18-3. An alternate method is more accurate but requires more time. Set up your shadow stick and mark the first shadow in the morning. Use a piece of string to draw a clean arc through this mark and around the stick. At midday, the shadow will shrink and disappear. In the afternoon, it will lengthen again and at the point where it touches the arc, make a second mark. Draw a line through the two marks to get an accurate east-west line (Figure 18-1).

Figure 18-1. Shadow-Tip Method

Figure 18-1. Shadow-Tip Method

THE WATCH METHOD

18-4. You can also determine direction using a common or analog watch—one that has hands. The direction will be accurate if you are using true local time, without any changes for daylight savings time. Remember, the further you are from the equator, the more accurate this method will be. If you only have a digital watch, draw a clock face on a circle of paper with the correct time on it and use it to determine your direction at that time. You may also choose to draw a clock face on the ground or lay your watch on the ground for a more accurate reading.

18-5. In the Northern Hemisphere, hold the watch horizontal and point the hour hand at the sun. Bisect the angle between the hour hand and the 12-o'clock mark to get the north-south line (Figure 18-2). If there is any doubt as to which end of the line is north, remember that the sun rises in the east, sets in the west, and is due south at noon. The sun is in the east before noon and in the west after noon.

Figure 18-2. Watch Method

Figure 18-2. Watch Method

NOTE: If your watch is set on daylight savings time, use the midway point between the hour hand and 1 o'clock to determine the north-south line.

18-6. In the Southern Hemisphere, point the watch's 12-o'clock mark toward the sun; a midpoint halfway between 12 and the hour hand will give you the north-south line (Figure 18-2).

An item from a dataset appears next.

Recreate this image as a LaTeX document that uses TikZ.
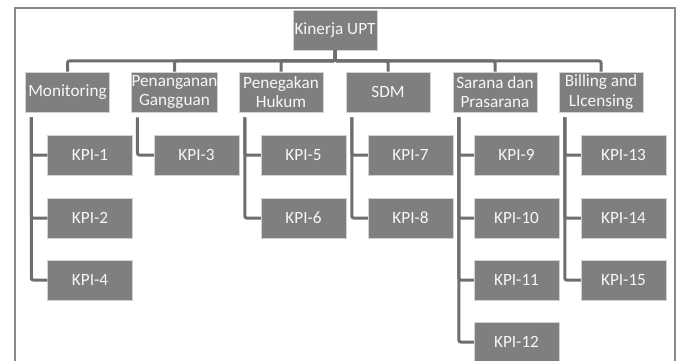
\documentclass[tikz,border=0pt]{standalone}
\usepackage{fontspec}
\setmainfont{Carlito}
\definecolor{boxgray}{HTML}{7F7F7F}
\definecolor{linegray}{HTML}{6E6E6E}
\definecolor{framegray}{HTML}{8A8A8A}
\tikzset{
  unit/.style={fill=boxgray, draw=gray!35, line width=0.5pt, text=white!94!gray,
    minimum width=84pt, minimum height=40pt, inner sep=0pt, align=center,
    font=\fontsize{17.2}{19.5}\selectfont},
  kpi/.style={unit, minimum width=85pt},
  link/.style={draw=linegray, line width=3pt, rounded corners=2pt}
}
\begin{document}
\begin{tikzpicture}[x=1pt,y=-1pt]
      \useasboundingbox (0,0) rectangle (680,361);
      \begin{scope}
        \clip (0,0) rectangle (680,361);
        \draw[framegray, line width=1.5pt] (15,8) rectangle (675,380);
      \end{scope}

      \node [unit] (root) at (335,30) {Kinerja UPT};

      \node [unit] (mon) at (67.5,92) {Monitoring};
      \node [unit] (pen) at (174.5,92) {Penanganan\\Gangguan};
      \node [unit] (huk) at (281,92) {Penegakan\\Hukum};
      \node [unit] (sdm) at (388,92) {SDM};
      \node [unit] (sar) at (495,92) {Sarana dan\\Prasarana};
      \node [unit] (bil) at (601,92) {Billing and\\LIcensing};

      \node [kpi] (k1) at (90,155) {KPI-1};
      \node [kpi] (k2) at (90,218) {KPI-2};
      \node [kpi] (k4) at (90,280) {KPI-4};
      \node [kpi] (k3) at (196.5,155) {KPI-3};
      \node [kpi] (k5) at (303.5,155) {KPI-5};
      \node [kpi] (k6) at (303.5,218) {KPI-6};
      \node [kpi] (k7) at (410.5,155) {KPI-7};
      \node [kpi] (k8) at (410.5,218) {KPI-8};
      \node [kpi] (k9) at (516.5,155) {KPI-9};
      \node [kpi] (k10) at (516.5,218) {KPI-10};
      \node [kpi] (k11) at (516.5,280) {KPI-11};
      \node [kpi] (k12) at (516.5,342) {KPI-12};
      \node [kpi] (k13) at (623.5,155) {KPI-13};
      \node [kpi] (k14) at (623.5,218) {KPI-14};
      \node [kpi] (k15) at (623.5,280) {KPI-15};

      % bus from the root to the units
      \draw[link] (root.south) -- ++(0,10.7) -| (mon.north);
      \draw[link] (root.south) -- ++(0,10.7) -| (pen.north);
      \draw[link] (root.south) -- ++(0,10.7) -| (huk.north);
      \draw[link] (root.south) -- ++(0,10.7) -| (sdm.north);
      \draw[link] (root.south) -- ++(0,10.7) -| (sar.north);
      \draw[link] (root.south) -- ++(0,10.7) -| (bil.north);

      % units to their KPIs
      \draw[link] ([xshift=6pt,yshift=-5pt]mon.south west) |- (k1.west);
      \draw[link] ([xshift=6pt,yshift=-5pt]mon.south west) |- (k2.west);
      \draw[link] ([xshift=6pt,yshift=-5pt]mon.south west) |- (k4.west);
      \draw[link] ([xshift=6pt,yshift=-5pt]pen.south west) |- (k3.west);
      \draw[link] ([xshift=6pt,yshift=-5pt]huk.south west) |- (k5.west);
      \draw[link] ([xshift=6pt,yshift=-5pt]huk.south west) |- (k6.west);
      \draw[link] ([xshift=6pt,yshift=-5pt]sdm.south west) |- (k7.west);
      \draw[link] ([xshift=6pt,yshift=-5pt]sdm.south west) |- (k8.west);
      \draw[link] ([xshift=6pt,yshift=-5pt]sar.south west) |- (k9.west);
      \draw[link] ([xshift=6pt,yshift=-5pt]sar.south west) |- (k10.west);
      \draw[link] ([xshift=6pt,yshift=-5pt]sar.south west) |- (k11.west);
      \draw[link] ([xshift=6pt,yshift=-5pt]sar.south west) |- (k12.west);
      \draw[link] ([xshift=6pt,yshift=-5pt]bil.south west) |- (k13.west);
      \draw[link] ([xshift=6pt,yshift=-5pt]bil.south west) |- (k14.west);
      \draw[link] ([xshift=6pt,yshift=-5pt]bil.south west) |- (k15.west);
    \end{tikzpicture}
\end{document}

18-7. Another method is called the 24-hour clock method. Take the local military time and divide it by two. Imagine this result to now represent the hour hand. In the Northern Hemisphere, point this resulting hour hand at the sun, and the 12 will point north. For example, it is 1400 hours. Divide 1400 by two and the answer is 700, which will represent the hour. Holding the watch horizontal, point the 7 at the sun and 12 will point north. In the Southern Hemisphere, point the 12 at the sun, and the resulting "hour" from the division will point south.